In 1988, when it was becoming apparent that 16-bit technology was becoming inexpensive enough to warrant inclusion in the next breed of video game consoles, Nintendo issued a press release that sounded very similar to that fateful statement by Atari made in 1982. Nintendo said, "We feel that the average game player is not mature enough for a 16-bit system, and that the demand is insufficient for it to be a high priority."8 They were wrong. In the summer of 1989, the first 16-bit system, called Genesis and produced by Sega, would arrive in the stores. By the next Christmas, they were outselling Nintendo's NES 3 to 1 9 and Nintendo was losing many of their licensees to Sega. This forced Nintendo to reconsider its decision about 16-bit technology, and begin designing one of their own.

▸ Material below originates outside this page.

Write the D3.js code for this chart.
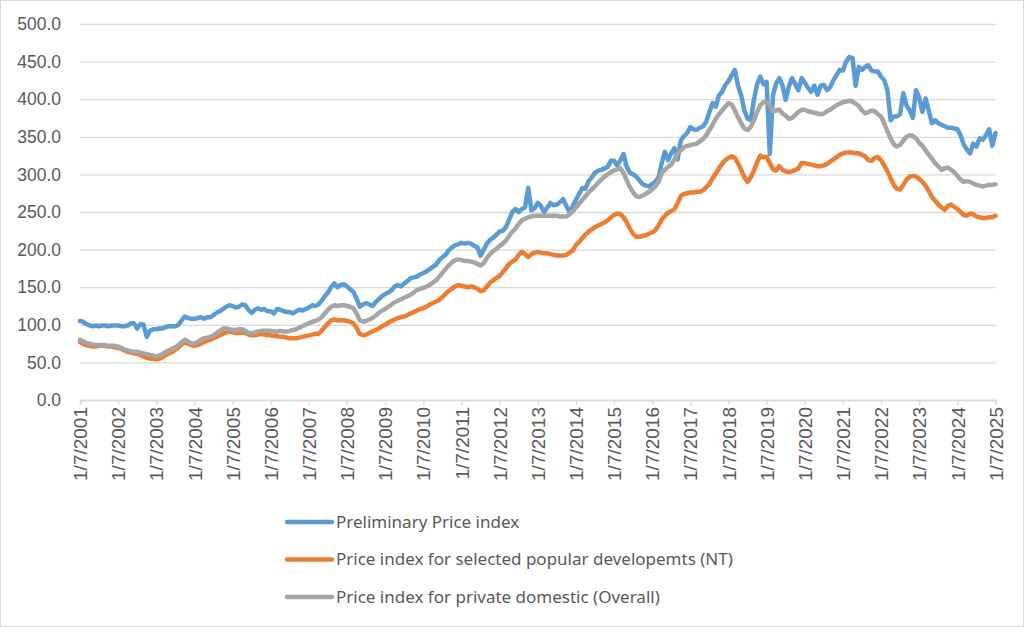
<!DOCTYPE html>
<html>
<head>
<meta charset="utf-8">
<script src="https://cdn.jsdelivr.net/npm/d3@7"></script>
<style>
  body { margin: 0; background: #fff; }
  svg { display: block; font-family: "Noto Sans", "Open Sans", sans-serif; }
</style>
</head>
<body>
<div id="chart"></div>
<script>
// monthly index values, Jul 2001 .. Jul 2025 (one row = Jul..Jun)
var preliminary = [
  105, 104, 101, 99, 98, 99, 98, 99, 99, 98, 99, 99,
  99, 98, 98, 99, 102, 102, 95, 101, 100, 84, 92, 94,
  94, 95, 95, 97, 98, 98, 98, 100, 106, 111, 109, 108,
  108, 109, 110, 108, 110, 110, 113, 116, 118, 121, 124, 126,
  125, 123, 124, 127, 126, 120, 116, 120, 122, 120, 121, 118,
  118, 115, 121, 120, 118, 117, 117, 115, 118, 120, 119, 121,
  123, 126, 125, 127, 132, 138, 143, 150, 155, 150, 153, 154,
  151, 147, 144, 135, 124, 127, 129, 127, 125, 130, 134, 138,
  141, 143, 146, 151, 153, 151, 155, 158, 162, 163, 164, 167,
  169, 171, 174, 177, 180, 186, 190, 193, 199, 203, 206, 207,
  209, 208, 209, 208, 205, 203, 192, 200, 208, 213, 216, 220,
  224, 225, 230, 240, 250, 254, 250, 254, 256, 282, 252, 255,
  262, 258, 250, 256, 262, 259, 260, 263, 267, 258, 250, 258,
  266, 274, 282, 281, 291, 296, 302, 305, 306, 308, 310, 318,
  318, 312, 319, 327, 310, 302, 300, 297, 292, 287, 285, 284,
  287, 290, 296, 315, 330, 319, 328, 335, 320, 345, 351, 355,
  363, 360, 359, 362, 364, 370, 383, 395, 390, 405, 410, 419,
  424, 432, 439, 418, 405, 385, 374, 372, 399, 420, 430, 420,
  423, 327, 405, 421, 428, 418, 399, 417, 428, 420, 412, 428,
  422, 415, 410, 418, 406, 418, 419, 412, 416, 425, 432, 439,
  438, 450, 456, 455, 418, 443, 439, 443, 445, 438, 437, 437,
  430, 425, 412, 372, 377, 377, 380, 408, 392, 385, 375, 412,
  402, 383, 401, 385, 368, 372, 368, 366, 364, 362, 362, 361,
  360, 352, 340, 333, 328, 341, 337, 348, 346, 352, 360, 338,
  355
];

var popularNT = [
  77, 75, 73, 72, 71, 71, 72, 72, 72, 71, 71, 70,
  69, 68, 66, 64, 63, 62, 61, 60, 58, 56, 55, 55,
  54, 55, 57, 60, 62, 64, 67, 70, 74, 77, 75, 73,
  72, 73, 75, 77, 79, 80, 82, 84, 86, 88, 90, 91,
  90, 89, 89, 90, 89, 87, 86, 86, 87, 88, 87, 86,
  86, 85, 85, 84, 84, 83, 82, 82, 82, 83, 84, 85,
  86, 87, 88, 88, 92, 97, 102, 106, 107, 106, 106, 106,
  105, 104, 102, 96, 88, 86, 87, 89, 91, 93, 95, 98,
  100, 103, 105, 107, 109, 110, 111, 113, 115, 117, 119, 121,
  122, 124, 127, 129, 131, 133, 137, 141, 145, 148, 151, 153,
  152, 151, 150, 151, 150, 148, 145, 146, 151, 156, 159, 162,
  165, 170, 175, 181, 184, 187, 193, 197, 194, 190, 194, 196,
  197, 196, 195, 195, 194, 193, 192, 192, 192, 193, 196, 199,
  206, 210, 215, 220, 224, 227, 230, 232, 234, 236, 239, 243,
  246, 248, 247, 243, 236, 228, 221, 217, 217, 218, 219, 221,
  223, 226, 232, 240, 245, 249, 251, 254, 262, 271, 274, 275,
  276, 276, 277, 277, 279, 283, 287, 295, 301, 308, 314, 319,
  322, 324, 322, 315, 306, 296, 290, 296, 305, 316, 325, 323,
  323, 315, 307, 305, 311, 306, 304, 303, 304, 306, 308, 315,
  315, 314, 313, 312, 311, 311, 312, 314, 317, 320, 323, 326,
  328, 329, 329, 329, 328, 328, 326, 324, 319, 318, 322, 323,
  319, 312, 304, 295, 286, 281, 280, 286, 293, 297, 298, 297,
  294, 290, 285, 278, 270, 265, 260, 256, 253, 258, 260, 257,
  254, 250, 246, 245, 248, 247, 244, 243, 242, 242, 243, 243,
  245
];

var overall = [
  80, 78, 76, 75, 74, 73, 73, 73, 73, 72, 72, 72,
  71, 69, 67, 66, 65, 64, 64, 63, 62, 61, 60, 59,
  58, 59, 61, 64, 66, 68, 70, 73, 77, 80, 78, 75,
  75, 77, 80, 82, 83, 84, 86, 89, 92, 95, 95, 94,
  93, 93, 94, 94, 92, 89, 89, 90, 91, 92, 92, 92,
  92, 91, 91, 92, 91, 91, 92, 93, 94, 96, 98, 100,
  102, 104, 105, 107, 110, 115, 120, 124, 126, 125, 126, 126,
  125, 124, 122, 115, 106, 104, 105, 107, 109, 112, 116, 119,
  121, 124, 127, 130, 132, 134, 136, 138, 140, 143, 146, 148,
  149, 151, 153, 156, 159, 164, 169, 174, 179, 183, 186, 187,
  186, 185, 185, 184, 183, 181, 179, 182, 189, 194, 198, 201,
  205, 208, 212, 218, 224, 228, 234, 239, 241, 243, 244, 245,
  245, 245, 245, 245, 245, 245, 245, 244, 244, 244, 247, 251,
  256, 261, 266, 271, 276, 280, 284, 289, 293, 297, 300, 303,
  305, 307, 308, 302, 292, 283, 276, 271, 270, 272, 274, 277,
  280, 284, 290, 302, 306, 310, 313, 320, 328, 332, 336, 338,
  339, 340, 341, 344, 347, 352, 359, 366, 374, 380, 385, 390,
  395, 393, 385, 376, 368, 361, 359, 363, 372, 383, 392, 396,
  396, 392, 384, 385, 386, 381, 378, 374, 375, 379, 383, 386,
  386, 384, 383, 382, 381, 380, 381, 384, 386, 389, 392, 394,
  396, 397, 398, 397, 394, 391, 385, 381, 383, 385, 384, 380,
  377, 368, 357, 348, 340, 337, 339, 345, 350, 352, 351, 348,
  342, 338, 332, 326, 321, 315, 311, 306, 308, 309, 306, 303,
  298, 293, 290, 291, 290, 288, 286, 285, 284, 285, 286, 286,
  287
];

var seriesNames = [
  "Preliminary Price index",
  "Price index for selected popular developemts (NT)",
  "Price index for private domestic (Overall)"
];
var seriesColors = ["#5b9bd5", "#ed7d31", "#a5a5a5"];

var yTicks = [0, 50, 100, 150, 200, 250, 300, 350, 400, 450, 500];
var tickLabels = [
  "1/7/2001", "1/7/2002", "1/7/2003", "1/7/2004", "1/7/2005", "1/7/2006",
  "1/7/2007", "1/7/2008", "1/7/2009", "1/7/2010", "1/7/2011", "1/7/2012",
  "1/7/2013", "1/7/2014", "1/7/2015", "1/7/2016", "1/7/2017", "1/7/2018",
  "1/7/2019", "1/7/2020", "1/7/2021", "1/7/2022", "1/7/2023", "1/7/2024",
  "1/7/2025"
];

var W = 1024, H = 627;
var svg = d3.select("#chart").append("svg")
  .attr("width", W)
  .attr("height", H);

// outer frame like the excel chart area
svg.append("rect")
  .attr("x", 0.5).attr("y", 0.5)
  .attr("width", W - 1).attr("height", H - 1)
  .attr("fill", "#fff")
  .attr("stroke", "#d9d9d9");

var x = d3.scaleLinear().domain([0, preliminary.length - 1]).range([80, 995.5]);
var y = d3.scaleLinear().domain([0, 500]).range([400, 24]);

// gridlines + y labels
var yAxis = d3.axisLeft(y)
  .tickValues(yTicks)
  .tickSize(-(995.5 - 80))
  .tickPadding(19)
  .tickFormat(d3.format(".1f"));

var gy = svg.append("g")
  .attr("transform", "translate(80,0)")
  .call(yAxis);
gy.select(".domain").remove();
gy.selectAll(".tick line").attr("stroke", "#d9d9d9").attr("stroke-width", 1.3);
gy.selectAll(".tick text")
  .attr("fill", "#595959")
  .style("font-size", "17.5px");

// x axis, one tick per year
var xAxis = d3.axisBottom(x)
  .tickValues(tickLabels.map(function (d, i) { return i * 12; }))
  .tickSize(5)
  .tickFormat(function (d, i) { return tickLabels[i]; });

var gx = svg.append("g")
  .attr("transform", "translate(0,400)")
  .call(xAxis);
gx.select(".domain").attr("stroke", "#d9d9d9").attr("stroke-width", 1.3);
gx.selectAll(".tick line").attr("stroke", "#d9d9d9").attr("stroke-width", 1.3);
gx.selectAll(".tick text")
  .attr("fill", "#595959")
  .style("font-size", "19px")
  .attr("transform", "rotate(-90)")
  .attr("text-anchor", "end")
  .attr("x", -7)
  .attr("y", 0)
  .attr("dy", "0.35em");

// the three lines
var line = d3.line()
  .x(function (d, i) { return x(i); })
  .y(function (d) { return y(d); });

var allSeries = [preliminary, popularNT, overall];
svg.append("g").selectAll("path")
  .data(allSeries)
  .join("path")
  .attr("d", line)
  .attr("fill", "none")
  .attr("stroke", function (d, i) { return seriesColors[i]; })
  .attr("stroke-width", 4.5)
  .attr("stroke-linejoin", "round")
  .attr("stroke-linecap", "round");

// legend under the plot
var legend = svg.append("g").attr("transform", "translate(287,522)");
var item = legend.selectAll("g")
  .data(seriesNames)
  .join("g")
  .attr("transform", function (d, i) { return "translate(0," + (i * 37.5) + ")"; });
item.append("line")
  .attr("x1", 0).attr("x2", 45)
  .attr("stroke", function (d, i) { return seriesColors[i]; })
  .attr("stroke-width", 4.5)
  .attr("stroke-linecap", "round");
item.append("text")
  .attr("x", 49)
  .attr("dy", "0.35em")
  .attr("fill", "#595959")
  .style("font-size", "17px")
  .text(function (d) { return d; });
</script>
</body>
</html>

When these events are considered with those that occurred during the Third Generation and caused the gaming market crash, the flaws of a single system market become painfully obvious. The fact that more software innovations and higher employment rates in the industry transpired during the Fifth Generation where we find a multple system market and increased competition adds to this argument as well.3 I personally think that the inherent risks of a signle system market are sufficient to warrant concern if the industry becomes dominated by one company again.